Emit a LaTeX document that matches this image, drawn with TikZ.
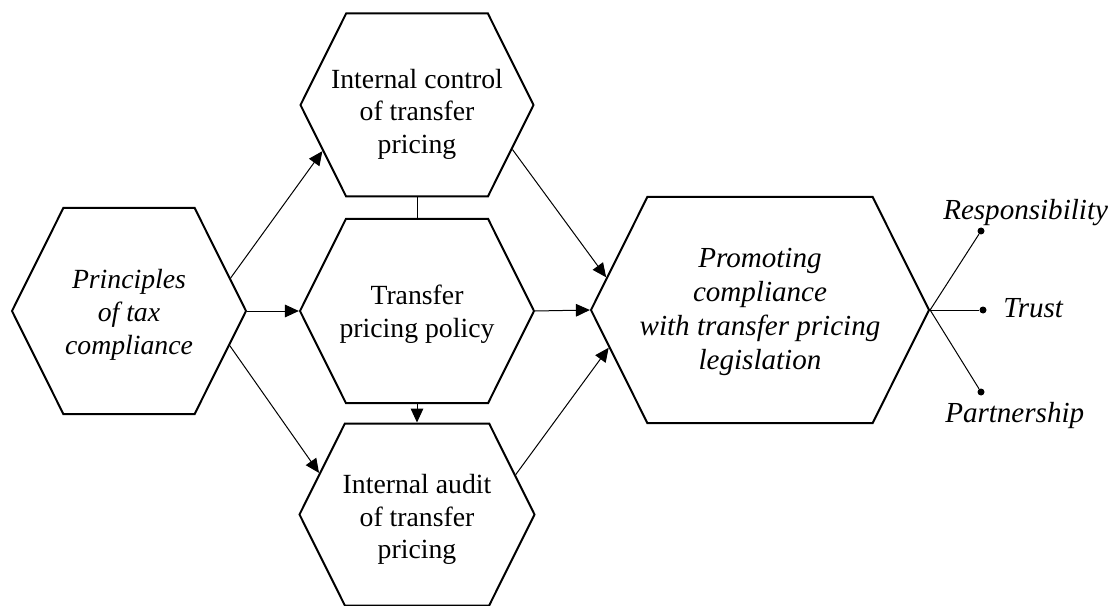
\documentclass[tikz,border=0pt]{standalone}
\usepackage{fontspec}
\setmainfont{Liberation Serif}
\usetikzlibrary{shapes.symbols,arrows.meta}

\begin{document}
\begin{tikzpicture}[x=0.75pt, y=-0.75pt,
    hexa/.style={signal, signal from=nowhere, signal to=east and west,
      signal pointer angle=127, draw, line width=1.5pt, align=center,
      inner xsep=-20pt, inner ysep=0pt, font=\fontsize{20.8}{24.5}\selectfont},
    ital/.style={font=\fontsize{21.8}{25.5}\selectfont\itshape},
    conn/.style={line width=0.75pt},
    arr/.style={conn, -{Triangle[length=10.5pt,width=9.5pt]}},
    dot/.style={circle, fill=black, inner sep=0pt, minimum size=5.25pt},
    lbl/.style={ital, inner sep=0pt, anchor=base west}]
        \useasboundingbox (0,0) rectangle (1111,606);

        % Hexagons (the rules push the text a little down)
        \node[hexa, font=\fontsize{20.8}{24.5}\selectfont\itshape,
          minimum width=175.5pt, minimum height=154.5pt] (princ) at (129,311) {\rule{0pt}{20.4pt}Principles\\of tax\\compliance};
        \node[hexa, minimum width=174.75pt, minimum height=137.25pt] (ctrl) at (417,105) {\rule{0pt}{28pt}Internal control\\of transfer\\pricing};
        \node[hexa, minimum width=175.5pt, minimum height=138pt] (policy) at (417,311) {\rule{0pt}{19.6pt}Transfer\\pricing policy};
        \node[hexa, minimum width=176.25pt, minimum height=136.5pt] (audit) at (417,514.5) {\rule{0pt}{22pt}Internal audit\\of transfer\\pricing};
        \node[hexa, ital, minimum width=253.5pt, minimum height=169.5pt] (promo) at (760,310) {\rule{0pt}{18pt}Promoting\\compliance\\with transfer pricing\\legislation};

        % Arrows between hexagons
        \draw[arr] (princ.18) -- (ctrl.206);
        \draw[arr] (princ.east) -- (policy.west);
        \draw[arr] (princ.341) -- (audit.157);
        \draw[conn] (ctrl.south) -- (policy.north);
        \draw[arr] (policy.south) -- (audit.north);
        \draw[arr] (ctrl.335) -- (promo.168);
        \draw[arr] (policy.east) -- (promo.west);
        \draw[arr] (audit.22) -- (promo.194);

        % Dots and their labels
        \node[dot] (resp) at (981,231) {};
        \node[dot] (trust) at (983,310) {};
        \node[dot] (part) at (981,392) {};
        \draw[conn] (promo.east) -- (resp);
        \draw[conn] (promo.east) -- (trust);
        \draw[conn] (promo.east) -- (part);
        \node[lbl] (resplbl) at (943,220) {Responsibility};
        \node[lbl] (trustlbl) at (1003,317) {Trust};
        \node[lbl] (partlbl) at (945,422) {Partnership};
\end{tikzpicture}
\end{document}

[Your instructions]:
From the data above, show each line that contains "with".

[Solution to this exercise]:
Emit a LaTeX document that matches this image, drawn with TikZ.
        \node[hexa, ital, minimum width=253.5pt, minimum height=169.5pt] (promo) at (760,310) {\rule{0pt}{18pt}Promoting\\compliance\\with transfer pricing\\legislation};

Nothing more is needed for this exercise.